The Port of Long Beach moved 779,331 TEU in June, up 10.6% from a year ago. It was the port’s third-busiest June on record.
This isn’t a demand boom. Importers are pulling cargo in early to avoid tariffs, and the same forecasters expect volumes to fall within weeks.
What the numbers show:
Loaded imports: up 11%
Empty containers: up 14.1%
Loaded exports: down 1.3%
First-half total: 4.83 million TEU, just ahead of record pace

Why the empties matter: Empty container growth outpacing exports. This shows carriers are repositioning boxes for more inbound cargo, not balanced trade. For drayage planners, it is also a warning on yard space and chassis availability, since idle chassis add to per-diem costs.
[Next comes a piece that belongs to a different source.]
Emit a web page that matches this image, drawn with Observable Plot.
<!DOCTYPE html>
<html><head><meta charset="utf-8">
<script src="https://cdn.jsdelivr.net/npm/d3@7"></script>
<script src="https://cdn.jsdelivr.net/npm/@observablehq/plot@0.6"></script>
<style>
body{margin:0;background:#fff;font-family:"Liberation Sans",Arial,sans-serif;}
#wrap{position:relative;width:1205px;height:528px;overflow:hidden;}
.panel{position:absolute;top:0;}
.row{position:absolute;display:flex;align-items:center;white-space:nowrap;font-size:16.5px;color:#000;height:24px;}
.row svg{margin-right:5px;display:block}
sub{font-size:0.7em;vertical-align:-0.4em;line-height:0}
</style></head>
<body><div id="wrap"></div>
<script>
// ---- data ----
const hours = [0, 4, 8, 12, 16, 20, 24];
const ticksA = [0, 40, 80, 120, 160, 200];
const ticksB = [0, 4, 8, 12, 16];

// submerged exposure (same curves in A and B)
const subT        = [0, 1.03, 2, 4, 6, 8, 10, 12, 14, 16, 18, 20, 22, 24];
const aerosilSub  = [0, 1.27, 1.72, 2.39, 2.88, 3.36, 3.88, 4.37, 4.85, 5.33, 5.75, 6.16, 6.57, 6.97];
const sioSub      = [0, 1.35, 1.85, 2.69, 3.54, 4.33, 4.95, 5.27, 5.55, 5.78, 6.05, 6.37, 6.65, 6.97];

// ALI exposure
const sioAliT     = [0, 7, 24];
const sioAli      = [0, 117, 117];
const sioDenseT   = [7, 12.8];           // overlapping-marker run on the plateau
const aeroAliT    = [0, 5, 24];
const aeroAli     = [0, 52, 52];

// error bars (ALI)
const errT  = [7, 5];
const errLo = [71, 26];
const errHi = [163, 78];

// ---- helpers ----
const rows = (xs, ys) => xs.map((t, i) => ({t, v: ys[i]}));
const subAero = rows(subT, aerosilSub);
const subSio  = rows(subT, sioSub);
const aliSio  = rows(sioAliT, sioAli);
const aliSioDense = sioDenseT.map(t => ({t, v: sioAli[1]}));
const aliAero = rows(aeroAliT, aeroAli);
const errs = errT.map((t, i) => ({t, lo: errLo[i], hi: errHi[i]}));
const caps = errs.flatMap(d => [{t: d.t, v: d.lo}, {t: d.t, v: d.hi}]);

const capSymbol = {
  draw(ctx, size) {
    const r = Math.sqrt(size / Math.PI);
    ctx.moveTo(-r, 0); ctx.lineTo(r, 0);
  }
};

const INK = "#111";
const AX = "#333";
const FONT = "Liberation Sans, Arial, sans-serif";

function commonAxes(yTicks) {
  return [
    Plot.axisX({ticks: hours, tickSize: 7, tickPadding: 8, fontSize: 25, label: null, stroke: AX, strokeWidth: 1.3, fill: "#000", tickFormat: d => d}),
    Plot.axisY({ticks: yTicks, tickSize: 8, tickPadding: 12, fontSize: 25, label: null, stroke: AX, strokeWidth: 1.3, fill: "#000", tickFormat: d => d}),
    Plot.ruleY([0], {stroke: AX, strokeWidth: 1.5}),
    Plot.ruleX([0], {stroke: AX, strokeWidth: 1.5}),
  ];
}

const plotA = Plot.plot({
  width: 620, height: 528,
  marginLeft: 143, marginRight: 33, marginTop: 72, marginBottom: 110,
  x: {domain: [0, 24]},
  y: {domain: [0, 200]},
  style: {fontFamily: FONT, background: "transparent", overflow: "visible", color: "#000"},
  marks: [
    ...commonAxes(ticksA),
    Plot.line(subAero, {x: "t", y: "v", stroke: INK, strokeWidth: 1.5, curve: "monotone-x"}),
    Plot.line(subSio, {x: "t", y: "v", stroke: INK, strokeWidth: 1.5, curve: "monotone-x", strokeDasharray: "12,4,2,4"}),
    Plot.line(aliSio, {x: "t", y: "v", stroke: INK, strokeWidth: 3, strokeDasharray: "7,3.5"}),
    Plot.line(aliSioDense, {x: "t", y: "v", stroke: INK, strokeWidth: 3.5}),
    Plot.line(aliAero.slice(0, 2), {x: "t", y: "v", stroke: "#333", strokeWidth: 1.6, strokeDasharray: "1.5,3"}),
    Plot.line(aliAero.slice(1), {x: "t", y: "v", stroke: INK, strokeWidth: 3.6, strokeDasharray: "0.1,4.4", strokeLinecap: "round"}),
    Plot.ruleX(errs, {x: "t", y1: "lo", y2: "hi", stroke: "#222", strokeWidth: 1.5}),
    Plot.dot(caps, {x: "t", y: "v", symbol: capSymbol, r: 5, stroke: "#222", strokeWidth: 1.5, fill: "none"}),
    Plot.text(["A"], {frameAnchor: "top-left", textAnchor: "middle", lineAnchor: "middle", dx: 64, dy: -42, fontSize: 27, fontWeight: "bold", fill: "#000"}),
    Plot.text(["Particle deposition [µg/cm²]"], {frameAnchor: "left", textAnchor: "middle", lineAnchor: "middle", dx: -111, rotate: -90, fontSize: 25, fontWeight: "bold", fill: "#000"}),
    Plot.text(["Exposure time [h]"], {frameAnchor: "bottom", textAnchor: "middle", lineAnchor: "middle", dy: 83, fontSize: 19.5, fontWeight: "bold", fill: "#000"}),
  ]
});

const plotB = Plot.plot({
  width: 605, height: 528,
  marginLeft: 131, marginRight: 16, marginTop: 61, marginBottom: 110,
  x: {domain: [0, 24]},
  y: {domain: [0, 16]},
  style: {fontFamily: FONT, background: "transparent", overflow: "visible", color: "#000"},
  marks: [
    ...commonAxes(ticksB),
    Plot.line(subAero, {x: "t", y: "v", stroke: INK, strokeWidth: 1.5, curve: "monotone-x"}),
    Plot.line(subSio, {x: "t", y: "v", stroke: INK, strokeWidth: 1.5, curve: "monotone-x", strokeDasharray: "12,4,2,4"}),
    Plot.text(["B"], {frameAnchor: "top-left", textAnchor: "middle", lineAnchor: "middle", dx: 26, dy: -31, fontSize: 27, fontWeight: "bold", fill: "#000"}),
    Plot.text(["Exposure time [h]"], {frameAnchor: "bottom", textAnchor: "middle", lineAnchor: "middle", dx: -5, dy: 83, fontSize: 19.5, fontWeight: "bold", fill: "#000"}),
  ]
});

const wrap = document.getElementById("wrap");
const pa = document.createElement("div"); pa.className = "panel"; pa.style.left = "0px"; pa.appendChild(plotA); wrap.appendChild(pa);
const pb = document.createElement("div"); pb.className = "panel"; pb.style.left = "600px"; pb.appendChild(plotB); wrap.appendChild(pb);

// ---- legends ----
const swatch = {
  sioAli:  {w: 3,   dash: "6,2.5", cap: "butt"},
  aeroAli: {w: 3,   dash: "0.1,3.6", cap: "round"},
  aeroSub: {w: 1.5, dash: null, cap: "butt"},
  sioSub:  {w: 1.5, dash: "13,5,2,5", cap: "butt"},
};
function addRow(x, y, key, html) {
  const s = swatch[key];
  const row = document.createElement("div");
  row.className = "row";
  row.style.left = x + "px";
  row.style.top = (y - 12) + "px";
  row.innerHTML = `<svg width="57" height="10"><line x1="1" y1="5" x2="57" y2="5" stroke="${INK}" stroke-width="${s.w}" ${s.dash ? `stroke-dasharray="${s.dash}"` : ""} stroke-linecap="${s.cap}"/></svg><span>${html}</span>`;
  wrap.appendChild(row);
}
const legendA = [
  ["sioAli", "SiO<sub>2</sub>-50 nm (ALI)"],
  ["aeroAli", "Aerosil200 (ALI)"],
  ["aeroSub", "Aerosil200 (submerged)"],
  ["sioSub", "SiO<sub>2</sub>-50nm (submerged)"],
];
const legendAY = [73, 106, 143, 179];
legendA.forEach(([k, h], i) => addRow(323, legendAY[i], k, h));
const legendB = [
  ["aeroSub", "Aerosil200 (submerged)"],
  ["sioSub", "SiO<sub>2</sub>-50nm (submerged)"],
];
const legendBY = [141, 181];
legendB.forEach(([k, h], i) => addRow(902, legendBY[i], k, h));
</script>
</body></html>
What's coming: The pull-forward is set to reverse.
The NRF import tracker has national volumes peaking in June, then falling 8.4% in July, and 8.6% in August
Neighboring Los Angeles is guiding a 7% drop for its 2026-27 fiscal year, with China's share of its imports down from 61% in 2020 to 40% today
Both San Pedro Bay ports are running hot on a wave that's about to recede

The CEO's read: “Peak season is no longer a season,” said Long Beach CEO Noel Hacegaba. Goods now arrive earlier and in year-round bursts, instead of one fall peak.
What to watch: Port of LA’s June figures land within days, and they'll show whether the neighbor kept pace.